3 years ago

Scalable electrophysiology in intact small animals with nanoscale suspended electrode arrays

Scalable electrophysiology in intact small animals with nanoscale suspended electrode arrays
Jacob T. Robinson, Zheng Liu, Benjamin W. Avants, Daniel G. Vercosa, Krishna N. Badhiwala, Daniel L. Gonzales, Weiwei Zhong
Electrical measurements from large populations of animals would help reveal fundamental properties of the nervous system and neurological diseases. Small invertebrates are ideal for these large-scale studies; however, patch-clamp electrophysiology in microscopic animals typically requires invasive dissections and is low-throughput. To overcome these limitations, we present nano-SPEARs: suspended electrodes integrated into a scalable microfluidic device. Using this technology, we have made the first extracellular recordings of body-wall muscle electrophysiology inside an intact roundworm, Caenorhabditis elegans.

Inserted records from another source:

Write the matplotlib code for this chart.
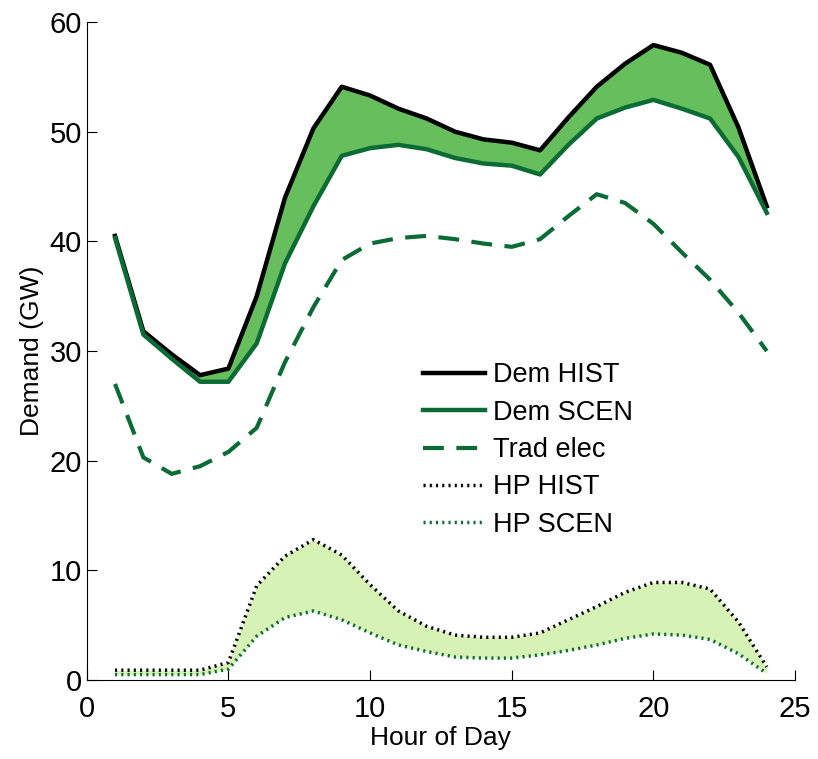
import numpy as np
import matplotlib
matplotlib.use("Agg")
from matplotlib import pyplot as plt

hours = list(range(1, 25))

dem_hist = [40.5, 31.8, 29.7, 27.8, 28.4, 35.0, 44.0, 50.3, 54.1, 53.3, 52.1, 51.2,
            50.0, 49.3, 49.0, 48.3, 51.3, 54.1, 56.2, 57.9, 57.2, 56.1, 50.4, 43.2]
dem_scen = [40.3, 31.5, 29.3, 27.2, 27.2, 30.7, 38.0, 43.2, 47.8, 48.5, 48.8, 48.4,
            47.6, 47.1, 46.9, 46.1, 48.8, 51.2, 52.2, 52.9, 52.1, 51.2, 47.7, 42.6]
trad_elec = [27.0, 20.3, 18.8, 19.5, 20.8, 23.0, 29.0, 34.0, 38.3, 39.8, 40.3, 40.5,
             40.2, 39.8, 39.5, 40.2, 42.3, 44.3, 43.5, 41.6, 39.0, 36.5, 33.5, 30.0]
hp_hist = [0.9, 0.9, 0.9, 0.9, 1.6, 8.6, 11.3, 12.8, 11.4, 8.7, 6.3, 4.9,
           4.1, 3.9, 3.9, 4.3, 5.5, 6.7, 8.0, 8.9, 8.9, 8.3, 5.3, 1.2]
hp_scen = [0.5, 0.5, 0.5, 0.5, 1.0, 4.0, 5.7, 6.3, 5.5, 4.3, 3.2, 2.6,
           2.1, 2.0, 2.0, 2.3, 2.7, 3.2, 3.8, 4.2, 4.1, 3.7, 2.4, 0.6]

dark_green = "#0b6b34"
plt.rcParams['font.family'] = ['Liberation Sans', 'DejaVu Sans']

fig = plt.figure(figsize=(8.18, 7.59), dpi=100)
ax = fig.add_axes([0.106, 0.104, 0.866, 0.867])

# shaded bands
ax.fill_between(hours, dem_scen, dem_hist, color="#66bf5c", lw=0)
ax.fill_between(hours, hp_scen, hp_hist, color="#d6f2b4", lw=0)

ax.plot(hours, dem_hist, color="black", lw=3.2, label="Dem HIST")
ax.plot(hours, dem_scen, color=dark_green, lw=3.2, label="Dem SCEN")
ax.plot(hours, trad_elec, color=dark_green, lw=3, ls=(0, (5, 3)), label="Trad elec")
ax.plot(hours, hp_hist, color="black", lw=2.5, ls=(0, (0.6, 1.2)), label="HP HIST")
ax.plot(hours, hp_scen, color=dark_green, lw=2.5, ls=(0, (0.6, 1.2)), label="HP SCEN")

ax.set_xlim(0, 25)
ax.set_ylim(0, 60)
ax.set_xticks([0, 5, 10, 15, 20, 25])
ax.set_yticks([0, 10, 20, 30, 40, 50, 60])
ax.tick_params(direction="in", labelsize=21, length=7)
ax.tick_params(axis="x", pad=11)
ax.spines["top"].set_visible(False)
ax.spines["right"].set_visible(False)
ax.set_xlabel("Hour of Day", fontsize=19, labelpad=2)
ax.set_ylabel("Demand (GW)", fontsize=19, labelpad=4)

ax.legend(loc="upper left", bbox_to_anchor=(0.44, 0.52), frameon=False,
          fontsize=19.5, handlelength=2.3, labelspacing=0.42, handletextpad=0.3)

plt.savefig("out.png", dpi=100)
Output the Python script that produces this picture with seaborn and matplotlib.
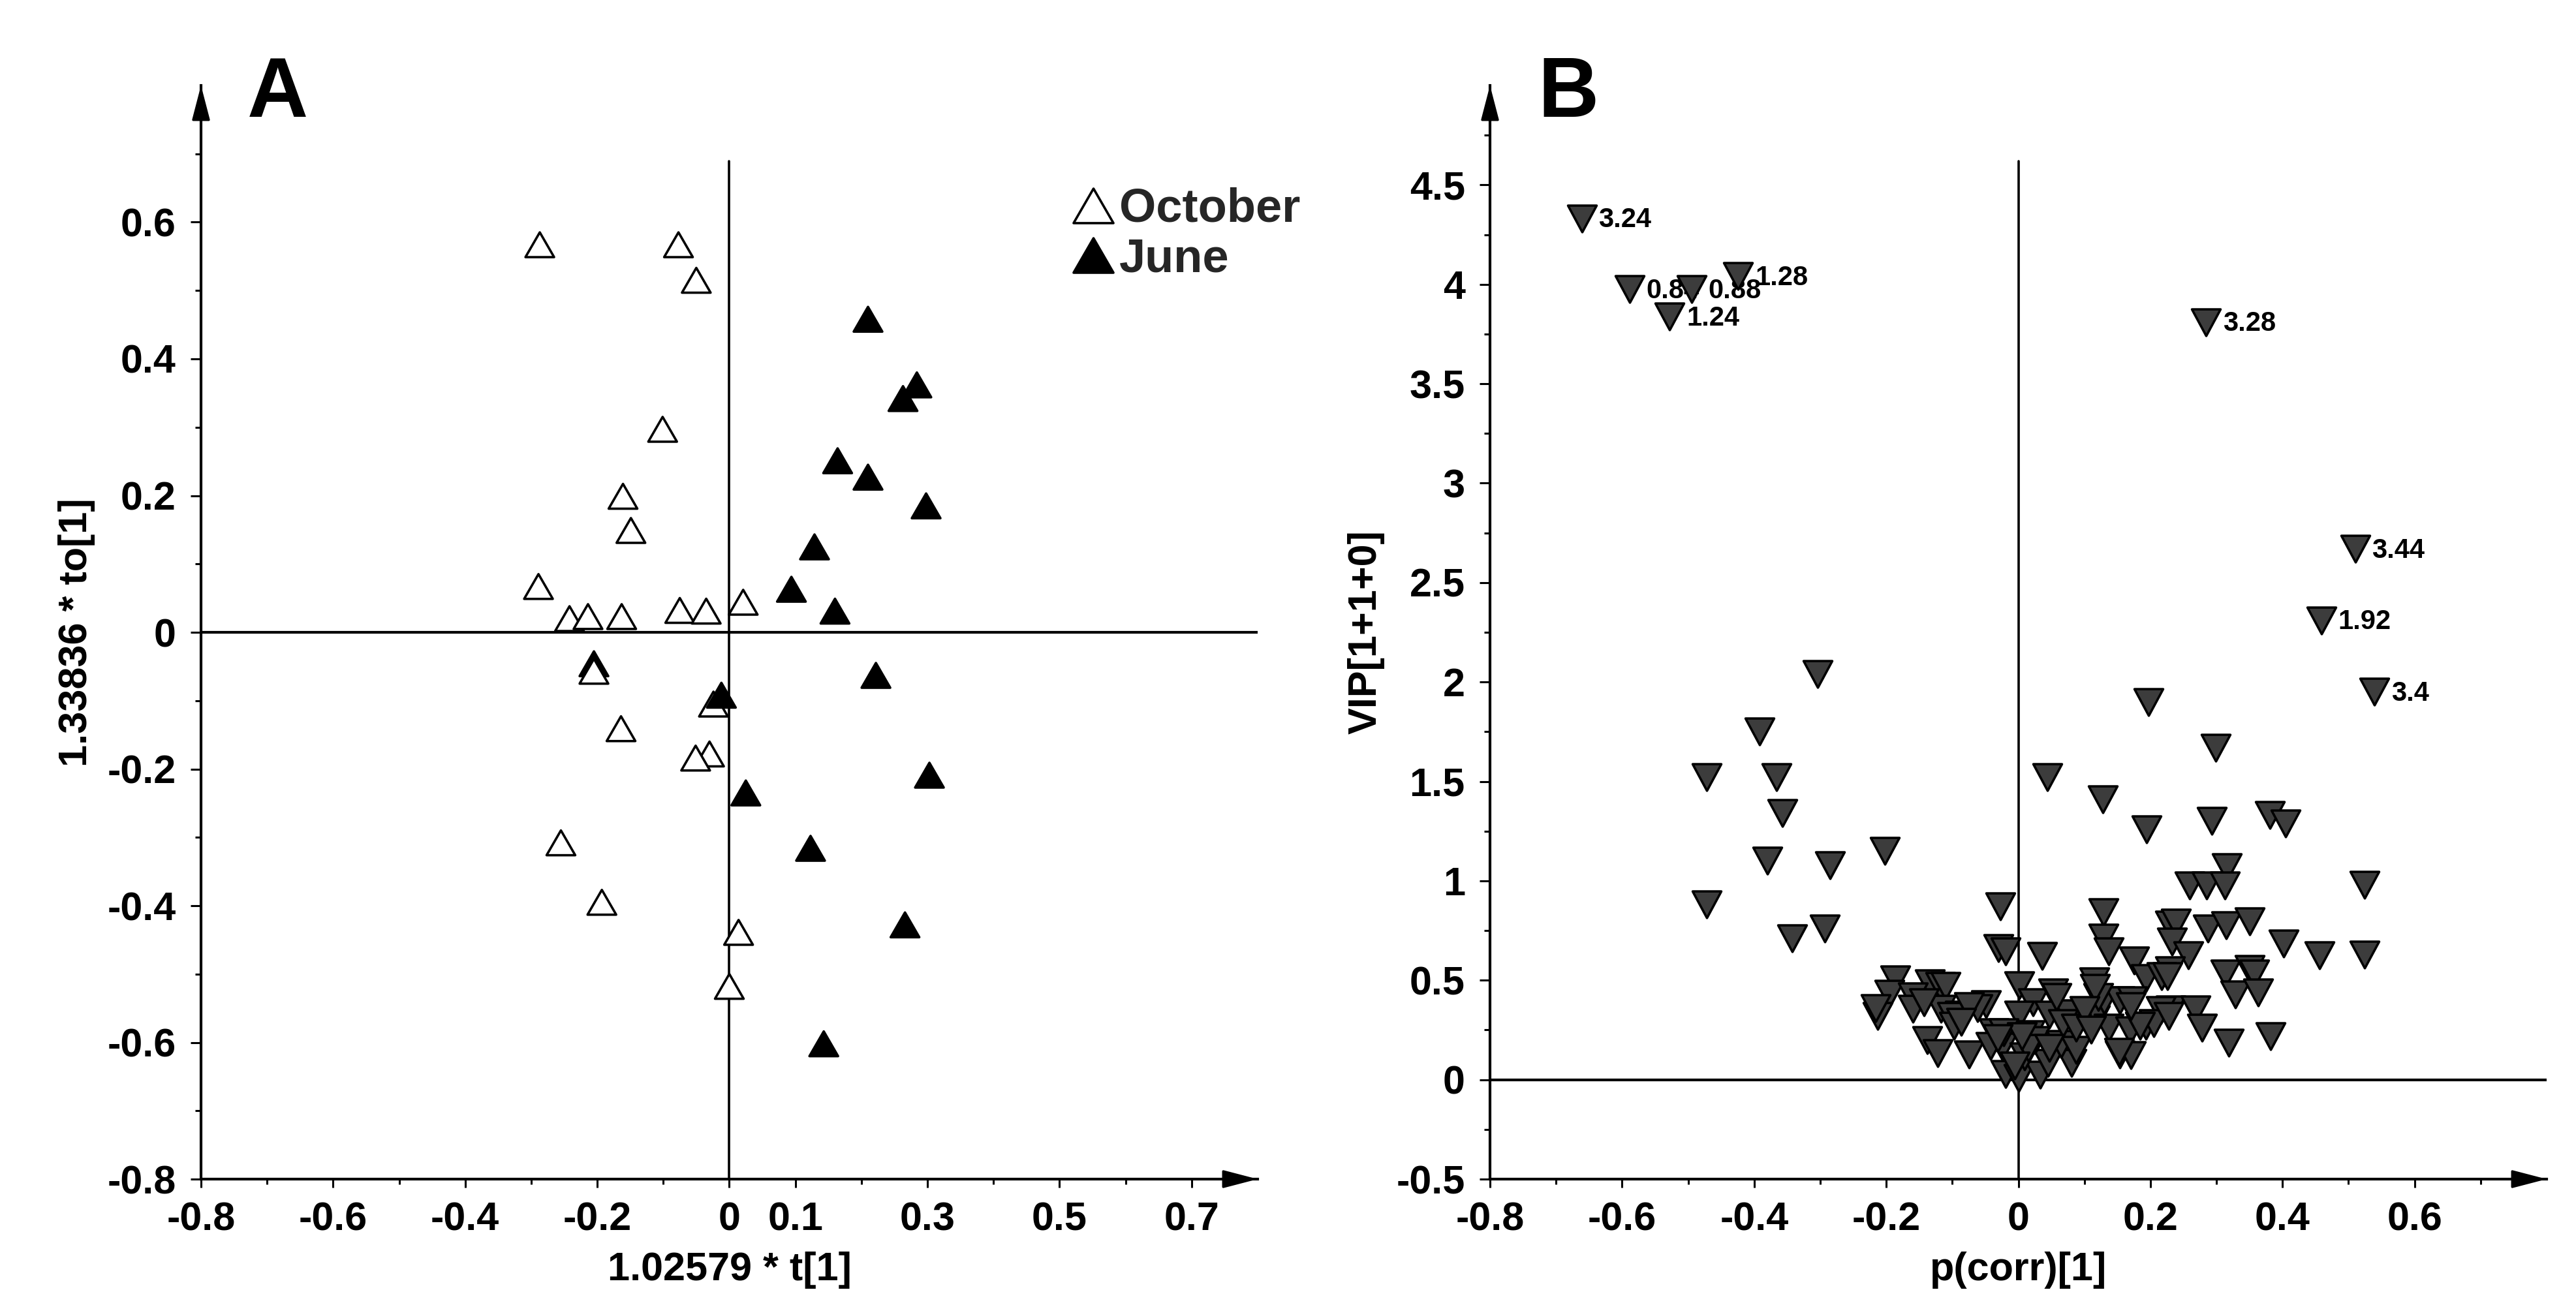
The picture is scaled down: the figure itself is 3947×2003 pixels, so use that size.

We can also use nano-SPEARs to record from multiple animals in parallel and even from other species, such as Hydra littoralis. Furthermore, we use nano-SPEARs to establish the first electrophysiological phenotypes for C. elegans models for amyotrophic lateral sclerosis and Parkinson's disease, and show a partial rescue of the Parkinson's phenotype through drug treatment. These results demonstrate that nano-SPEARs provide the core technology for microchips that enable scalable, in vivo studies of neurobiology and neurological diseases.